"To freely quote Professor Paulo Motta, «music is the mirage of sound». Schroedinger's music: Suppose it takes shape? Suppose it doesn't? Suppose both states exist? Suppose I didn't want to chose?
As a composer, I enjoy indeterminacy. The system of electronic devices I use allows for careful planning of events, timbres, textures, their evolutions in time, but I just give it a gentle push. I will shut it down before it churns out the Big Musical Obvious. I want the fabric to remain visible. The background to be the foreground, in plain sight. The vibrating atoms have been set in motion to become music, but it's not exactly the purpose. This is music on its way to, but whatever it is, it will not reach it. I will make sure it doesn't. It's a mirage on the horizon. Considering the parameters I use, would you ever reach the unintended oasis, it wouldn't quench your thirst.
Quite the opposite – this music wants to reinstate the unformal beauty of raw material. Correlations will eventually create a scale, a rhythm: it would be foolish of the composer to pretend he is not a human being, equipped with a brain that needs structures in the face of the universe. If he could actually see the universe as it is, he would die instantly. Instead he creates little boxes to tick, generation after generation of flesh vehicles. I don't believe in tabula rasa. Whatever new musical system will be invented, will be invented either by a brain, either by something programmed by a brain. Hence, I programme. But without too much self-examination, I know this is mere pretense.Systems, society, Kultur, music induced by Kultur, you are so small next to my faith.

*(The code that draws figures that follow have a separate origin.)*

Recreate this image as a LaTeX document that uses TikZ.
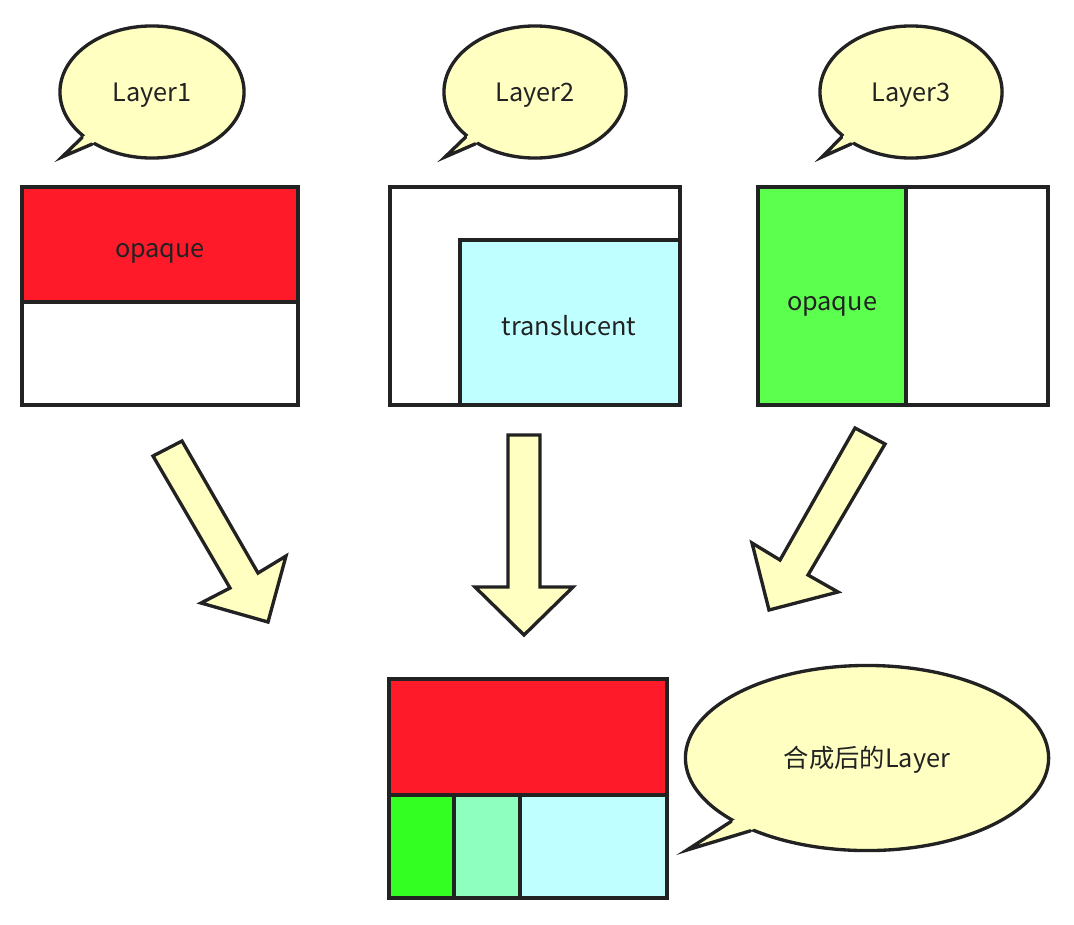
\documentclass[tikz,border=0pt]{standalone}
\usepackage{fontspec}
\setmainfont{Noto Sans CJK SC}
\usetikzlibrary{calc,shapes.geometric}
\definecolor{edgegray}{HTML}{222222}
\definecolor{bubblefill}{HTML}{FFFFC2}
\definecolor{opqred}{HTML}{FF1A2A}
\definecolor{opqgreen}{HTML}{5CFF4E}
\definecolor{mixgreen}{HTML}{33FF22}
\definecolor{mixmint}{HTML}{8FFFBF}
\definecolor{tlcyan}{HTML}{C0FFFF}
\tikzset{
  every picture/.style={font=\fontsize{7.2pt}{9pt}\selectfont, line join=round, line cap=round},
  edge/.style={draw=edgegray, line width=0.95pt, line join=miter},
  bubble/.style={ellipse, draw=edgegray, fill=bubblefill, line width=0.95pt, text=edgegray,
    inner sep=0pt, text height=5.2pt, text depth=0pt},
  blockarrow/.style={draw=edgegray, fill=bubblefill, line width=0.95pt, line join=miter},
  label/.style={text=edgegray, inner sep=0pt, text height=5.2pt, text depth=0pt},
}
% tail of a speech bubble: node, two border angles, tip
\newcommand{\bubbletail}[4]{%
  \fill[bubblefill] (#1.#2) -- (#4) -- (#1.#3)
    -- ($(#1.#3)!0.12!(#1.center)$) -- ($(#1.#2)!0.12!(#1.center)$) -- cycle;
  \draw[edgegray, line width=0.95pt, line join=miter] (#1.#2) -- (#4) -- (#1.#3);
}
\begin{document}
\begin{tikzpicture}[x=0.01cm, y=-0.01cm]
\useasboundingbox (0,0) rectangle (1074,924);

% speech bubbles
\node[bubble, minimum width=1.84cm, minimum height=1.32cm] (bub1) at (152,92) {Layer1};
\node[bubble, minimum width=1.82cm, minimum height=1.32cm] (bub2) at (535,92) {Layer2};
\node[bubble, minimum width=1.82cm, minimum height=1.32cm] (bub3) at (911,92) {Layer3};
\node[bubble, minimum width=3.63cm, minimum height=1.85cm] (bub4) at (867,758) {合成后的Layer};
\coordinate (tip1) at (62,157);
\coordinate (tip2) at (445,157);
\coordinate (tip3) at (822,157);
\coordinate (tip4) at (687,850);
\bubbletail{bub1}{213}{221}{tip1}
\bubbletail{bub2}{213}{221}{tip2}
\bubbletail{bub3}{213}{221}{tip3}
\bubbletail{bub4}{205}{212}{tip4}

% layer 1
\fill[opqred] (22,187) rectangle (298,302);
\draw[edge] (22,302) -- (298,302);
\draw[edge] (22,187) rectangle (298,405);
\node[label] (opq1) at (160,248) {opaque};

% layer 2
\draw[edge] (390,187) rectangle (680,405);
\draw[edge, fill=tlcyan] (460,240) rectangle (680,405);
\node[label] (tl2) at (569,326) {translucent};

% layer 3
\draw[edge] (758,187) rectangle (1048,405);
\draw[edge, fill=opqgreen] (758,187) rectangle (906,405);
\node[label] (opq3) at (832,301) {opaque};

% block arrows
\draw[blockarrow] (153,456) -- (182,441) -- (258,573) -- (286,556) -- (268,622)
  -- (201,603) -- (230,588) -- cycle;
\draw[blockarrow] (508,435) -- (540,435) -- (540,587) -- (573,587) -- (524,635)
  -- (475,587) -- (508,587) -- cycle;
\draw[blockarrow] (855,428) -- (885,444) -- (808,575) -- (838,592) -- (769,610)
  -- (752,543) -- (780,560) -- cycle;

% composed layer
\fill[opqred] (389,679) rectangle (667,795);
\fill[mixgreen] (389,795) rectangle (454,898);
\fill[mixmint] (454,795) rectangle (520,898);
\fill[tlcyan] (520,795) rectangle (667,898);
\draw[edge] (389,795) -- (667,795);
\draw[edge] (454,795) -- (454,898);
\draw[edge] (520,795) -- (520,898);
\draw[edge] (389,679) rectangle (667,898);
\end{tikzpicture}
\end{document}
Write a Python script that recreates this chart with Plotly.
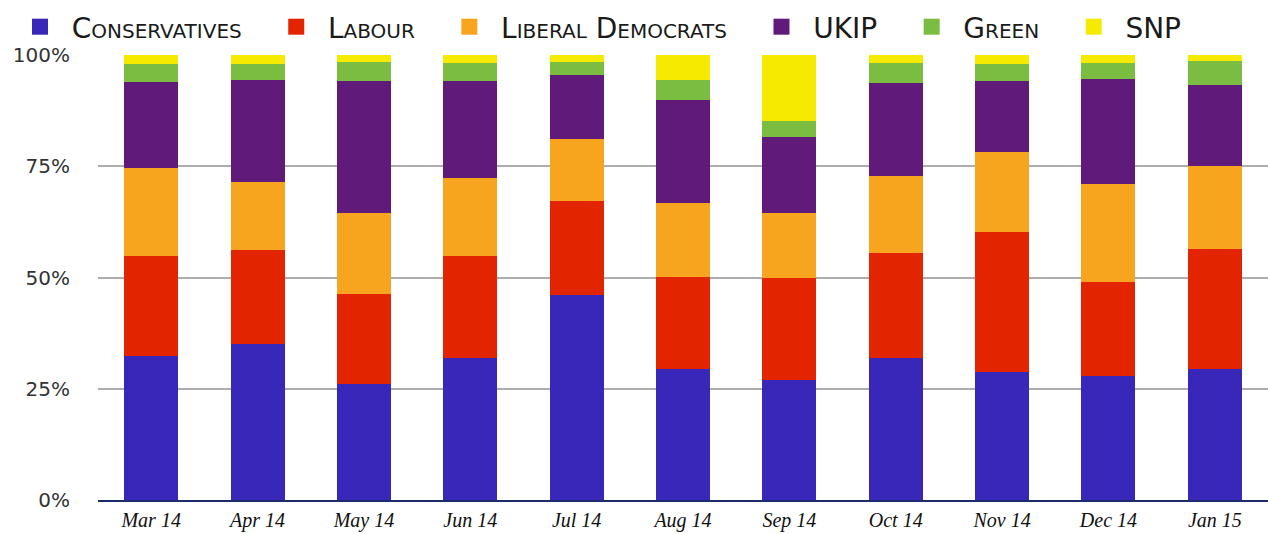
import plotly.graph_objects as go

months = ["Mar 14", "Apr 14", "May 14", "Jun 14", "Jul 14", "Aug 14",
          "Sep 14", "Oct 14", "Nov 14", "Dec 14", "Jan 15"]

conservatives = [32.4, 35.1, 26.1, 31.9, 46.1, 29.5, 27.0, 31.9, 28.8, 27.9, 29.5]
labour = [22.5, 21.1, 20.2, 23.0, 21.1, 20.6, 22.9, 23.6, 31.5, 21.1, 26.9]
lib_dems = [19.8, 15.3, 18.2, 17.5, 14.0, 16.7, 14.6, 17.4, 18.0, 22.1, 18.7]
ukip = [19.3, 22.9, 29.7, 21.8, 14.4, 23.1, 17.1, 20.9, 15.9, 23.6, 18.2]
green = [4.0, 3.6, 4.3, 4.1, 2.9, 4.5, 3.6, 4.5, 3.8, 3.6, 5.4]
snp = [2.0, 2.0, 1.5, 1.7, 1.5, 5.6, 14.8, 1.7, 2.0, 1.7, 1.3]

y_tick_vals = [0, 25, 50, 75, 100]
y_tick_text = ["0%", "25%", "50%", "75%", "100%"]

series = [
    ("Conservatives", conservatives, "#3827b9"),
    ("Labour", labour, "#e32400"),
    ("Liberal Democrats", lib_dems, "#f7a41e"),
    ("UKIP", ukip, "#5f1a7a"),
    ("Green", green, "#7abd40"),
    ("SNP", snp, "#f5ea00"),
]

lead = "\u00a0" + "\u200a"
pad = "\u00a0" * 3 + "\u200a"

fig = go.Figure()
for name, vals, color in series:
    fig.add_trace(go.Bar(
        x=months, y=vals, name=name, showlegend=False,
        legendgroup=name,
        marker=dict(color=color, line=dict(width=0)),
    ))
# legend entries (square swatches)
for i, (name, vals, color) in enumerate(series):
    label = lead + name + (pad if i < len(series) - 1 else "")
    fig.add_trace(go.Scatter(
        x=[None], y=[None], mode="markers", name=label,
        legendgroup=name, showlegend=True, hoverinfo="skip",
        marker=dict(symbol="square", size=16, color=color, line=dict(width=0)),
    ))

plot_w = 1268 - 98
plot_h = 534 - 55 - 34

fig.update_layout(
    barmode="stack",
    bargap=0.493,
    width=1268, height=534,
    margin=dict(l=98, r=0, t=55, b=34, autoexpand=False),
    paper_bgcolor="white",
    plot_bgcolor="white",
    showlegend=True,
    legend=dict(
        orientation="h",
        xref="paper", yref="paper",
        x=(20 - 98) / plot_w, xanchor="left",
        y=(500 - 27) / plot_h, yanchor="middle",
        bgcolor="rgba(0,0,0,0)",
        font=dict(family="DejaVu Sans", size=28, color="#1a1a1a", variant="small-caps"),
        traceorder="normal",
        itemsizing="trace",
        itemclick=False,
    ),
    xaxis=dict(
        type="category",
        range=[-0.5, 10.5],
        showgrid=False,
        showline=True, linecolor="#1b2b6b", linewidth=2,
        ticks="",
        tickfont=dict(family="Liberation Serif", size=20, color="#111111", style="italic"),
        ticklabelstandoff=1,
    ),
    yaxis=dict(
        range=[0, 100],
        tickvals=y_tick_vals, ticktext=y_tick_text,
        showgrid=True, gridcolor="#adadad", gridwidth=2,
        zeroline=False,
        showline=False,
        ticks="",
        tickfont=dict(family="DejaVu Sans", size=20, color="#333333"),
        ticklabelstandoff=27,
    ),
)

fig.write_html("out.html")
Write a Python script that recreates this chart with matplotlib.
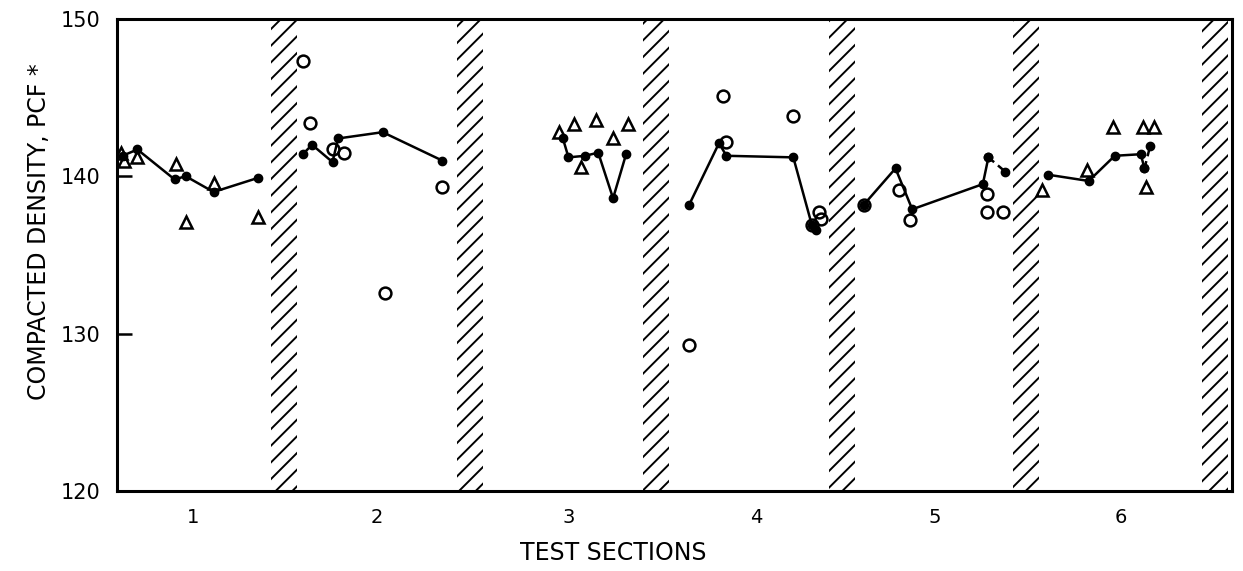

So, here it is, voltage, mere voltage, and a few algorithms from the 1990s. There's a design, but mostly, chances (I prefer chances to refer to vast blocks of sound emerging from a jolt of the finger here and there, rather than improvisation that pertains to shorter segments). Both compositions were produced out of exactly the same patch on my electronic system. You will hear many differences between the two, but they're really part of the same continuum. The Universe, Nature, the All, God, whatever you call it, is first and foremost a continuum, and by insisting on long-form compositions, I want to reflect that. Sometimes I will cull a chunk that makes sense. Sometimes I will select a transition. I could have arbitrarily decided to propose 2 more hours of it, 24 hours, a month, why not, of this sound. I tune in to this sound whenever I feel the urge. I have the quasi-mystical belief it continues even when I unplug the whole studio. Proof is I can hear it in my head. Like you would open the window, tune in to the wind creating layers of phasing in the trees, mixed with the sounds of civilization nearby, and then shut the window: you may well be the center of your own interest, but something, the unfathomable something is still roaming outside. Vaster than you. This is what I try to convey with these pieces. Eventually, electronics has the last word against other instruments, and even the electronic imitations thereof, because voltage, that bare expression (expressiveness?) of electricity, is a sound of nature, a lifeform in itself. When you delve deep in electronics, you don't look at the global picture of human ideas, languages, social organizations, the bullshit; you peer at the atoms interweaving, doing their thing, a wrong move and they overcome you, little teases. Focus on the details. Study the microcosm, and you will get closer to the real design, and its chances. The rest, again, is a pile of more or less useless structural rubbish. I have faith in something smaller."